Task description:
Set down only those lines that fall from the line containing "Clone this chart in Apache ECharts." through the line containing "90, 95, 100];", unchanged and without pictures.

Recorded data:
>>

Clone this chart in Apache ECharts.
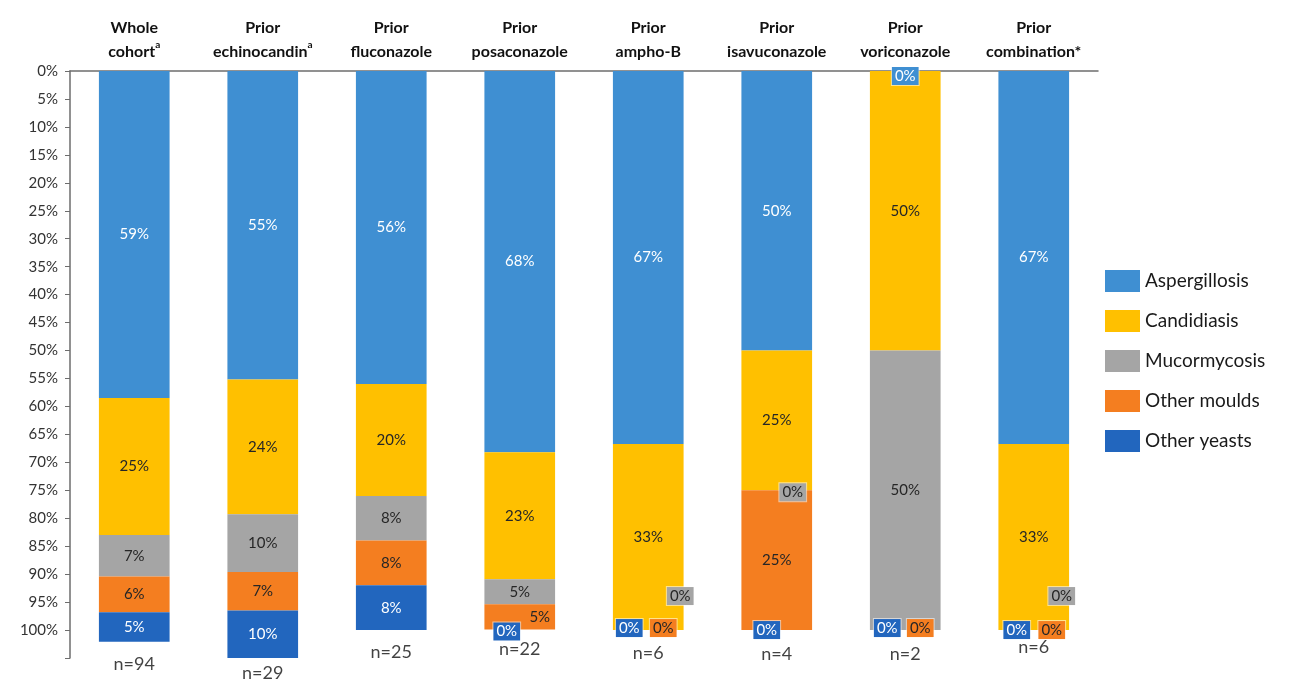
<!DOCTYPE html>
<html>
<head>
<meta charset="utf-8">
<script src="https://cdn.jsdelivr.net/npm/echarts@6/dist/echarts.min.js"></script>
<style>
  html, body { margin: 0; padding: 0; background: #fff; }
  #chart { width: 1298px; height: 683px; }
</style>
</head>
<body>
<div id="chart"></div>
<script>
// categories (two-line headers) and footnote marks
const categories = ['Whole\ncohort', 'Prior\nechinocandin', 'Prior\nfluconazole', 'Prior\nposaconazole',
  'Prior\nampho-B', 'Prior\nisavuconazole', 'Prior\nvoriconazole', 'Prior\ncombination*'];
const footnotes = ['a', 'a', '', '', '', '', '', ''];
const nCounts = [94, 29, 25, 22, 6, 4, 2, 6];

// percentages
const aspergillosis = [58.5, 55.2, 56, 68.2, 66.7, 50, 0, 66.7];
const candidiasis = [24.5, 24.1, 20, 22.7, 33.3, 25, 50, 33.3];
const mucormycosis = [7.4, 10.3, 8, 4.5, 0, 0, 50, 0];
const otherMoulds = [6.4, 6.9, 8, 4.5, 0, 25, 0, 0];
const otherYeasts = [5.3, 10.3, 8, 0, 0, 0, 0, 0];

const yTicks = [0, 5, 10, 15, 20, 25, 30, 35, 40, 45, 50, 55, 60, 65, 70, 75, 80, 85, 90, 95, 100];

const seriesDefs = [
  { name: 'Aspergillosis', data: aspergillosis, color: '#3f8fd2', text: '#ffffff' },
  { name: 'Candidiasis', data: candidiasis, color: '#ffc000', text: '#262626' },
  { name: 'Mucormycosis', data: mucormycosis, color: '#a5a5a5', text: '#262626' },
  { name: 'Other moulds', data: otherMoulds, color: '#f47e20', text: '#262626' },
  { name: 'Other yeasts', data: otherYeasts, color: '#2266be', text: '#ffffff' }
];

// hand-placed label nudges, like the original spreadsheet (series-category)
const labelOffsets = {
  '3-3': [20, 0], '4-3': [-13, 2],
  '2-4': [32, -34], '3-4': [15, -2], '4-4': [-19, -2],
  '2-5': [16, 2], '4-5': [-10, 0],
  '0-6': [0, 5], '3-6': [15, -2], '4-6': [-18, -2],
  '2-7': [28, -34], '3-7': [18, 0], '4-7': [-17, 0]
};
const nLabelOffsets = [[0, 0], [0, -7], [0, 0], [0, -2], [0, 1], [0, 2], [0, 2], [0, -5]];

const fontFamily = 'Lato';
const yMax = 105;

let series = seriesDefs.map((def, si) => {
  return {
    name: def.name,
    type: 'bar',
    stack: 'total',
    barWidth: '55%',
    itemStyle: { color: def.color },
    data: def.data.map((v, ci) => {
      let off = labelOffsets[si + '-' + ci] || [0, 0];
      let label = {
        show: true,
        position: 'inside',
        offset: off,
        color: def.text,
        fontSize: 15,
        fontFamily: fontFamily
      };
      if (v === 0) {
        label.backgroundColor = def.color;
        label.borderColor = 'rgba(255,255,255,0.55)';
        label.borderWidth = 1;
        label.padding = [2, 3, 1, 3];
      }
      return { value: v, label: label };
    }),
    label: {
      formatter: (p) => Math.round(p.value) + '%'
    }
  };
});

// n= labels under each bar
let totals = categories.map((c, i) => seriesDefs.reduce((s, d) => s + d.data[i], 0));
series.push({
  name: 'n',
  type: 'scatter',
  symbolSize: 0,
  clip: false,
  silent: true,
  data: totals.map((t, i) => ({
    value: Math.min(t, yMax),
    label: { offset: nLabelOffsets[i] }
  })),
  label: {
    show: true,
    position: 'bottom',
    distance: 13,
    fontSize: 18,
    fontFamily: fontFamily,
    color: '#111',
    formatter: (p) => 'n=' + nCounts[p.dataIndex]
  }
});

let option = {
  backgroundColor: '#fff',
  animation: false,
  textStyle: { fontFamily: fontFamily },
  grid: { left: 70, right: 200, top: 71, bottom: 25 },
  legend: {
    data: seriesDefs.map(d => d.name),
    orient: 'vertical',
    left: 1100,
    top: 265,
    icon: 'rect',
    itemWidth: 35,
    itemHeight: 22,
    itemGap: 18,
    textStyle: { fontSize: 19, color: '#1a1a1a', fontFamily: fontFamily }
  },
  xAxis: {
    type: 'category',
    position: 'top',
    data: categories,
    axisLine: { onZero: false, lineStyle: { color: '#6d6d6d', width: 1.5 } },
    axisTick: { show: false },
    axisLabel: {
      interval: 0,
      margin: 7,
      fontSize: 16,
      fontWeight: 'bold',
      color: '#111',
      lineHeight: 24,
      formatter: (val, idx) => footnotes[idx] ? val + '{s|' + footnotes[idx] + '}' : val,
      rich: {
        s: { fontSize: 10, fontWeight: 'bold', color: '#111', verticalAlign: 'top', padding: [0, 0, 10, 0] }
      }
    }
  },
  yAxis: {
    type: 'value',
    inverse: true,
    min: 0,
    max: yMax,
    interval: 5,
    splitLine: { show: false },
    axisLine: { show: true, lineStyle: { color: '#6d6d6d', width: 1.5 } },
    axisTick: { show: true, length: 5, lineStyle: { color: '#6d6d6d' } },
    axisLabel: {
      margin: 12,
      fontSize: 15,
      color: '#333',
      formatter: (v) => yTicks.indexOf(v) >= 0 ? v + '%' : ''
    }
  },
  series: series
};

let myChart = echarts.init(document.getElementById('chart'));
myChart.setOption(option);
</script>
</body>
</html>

<<
>>

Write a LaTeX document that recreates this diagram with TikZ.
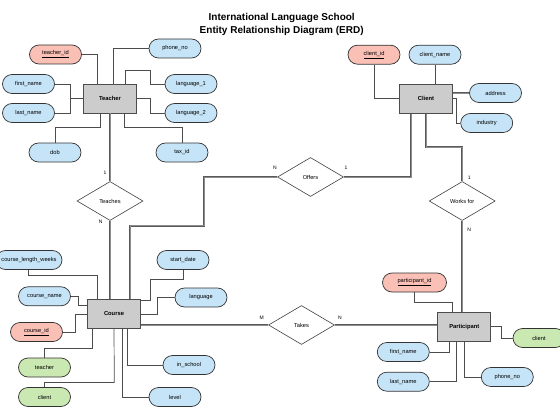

<<

Output for this task:
Clone this chart in Apache ECharts.
<!DOCTYPE html>
<html>
<head>
<meta charset="utf-8">
<script src="https://cdn.jsdelivr.net/npm/echarts@6/dist/echarts.min.js"></script>
<style>
  html, body { margin: 0; padding: 0; background: #fff; }
  #chart { width: 1298px; height: 683px; }
</style>
</head>
<body>
<div id="chart"></div>
<script>
// categories (two-line headers) and footnote marks
const categories = ['Whole\ncohort', 'Prior\nechinocandin', 'Prior\nfluconazole', 'Prior\nposaconazole',
  'Prior\nampho-B', 'Prior\nisavuconazole', 'Prior\nvoriconazole', 'Prior\ncombination*'];
const footnotes = ['a', 'a', '', '', '', '', '', ''];
const nCounts = [94, 29, 25, 22, 6, 4, 2, 6];

// percentages
const aspergillosis = [58.5, 55.2, 56, 68.2, 66.7, 50, 0, 66.7];
const candidiasis = [24.5, 24.1, 20, 22.7, 33.3, 25, 50, 33.3];
const mucormycosis = [7.4, 10.3, 8, 4.5, 0, 0, 50, 0];
const otherMoulds = [6.4, 6.9, 8, 4.5, 0, 25, 0, 0];
const otherYeasts = [5.3, 10.3, 8, 0, 0, 0, 0, 0];

const yTicks = [0, 5, 10, 15, 20, 25, 30, 35, 40, 45, 50, 55, 60, 65, 70, 75, 80, 85, 90, 95, 100];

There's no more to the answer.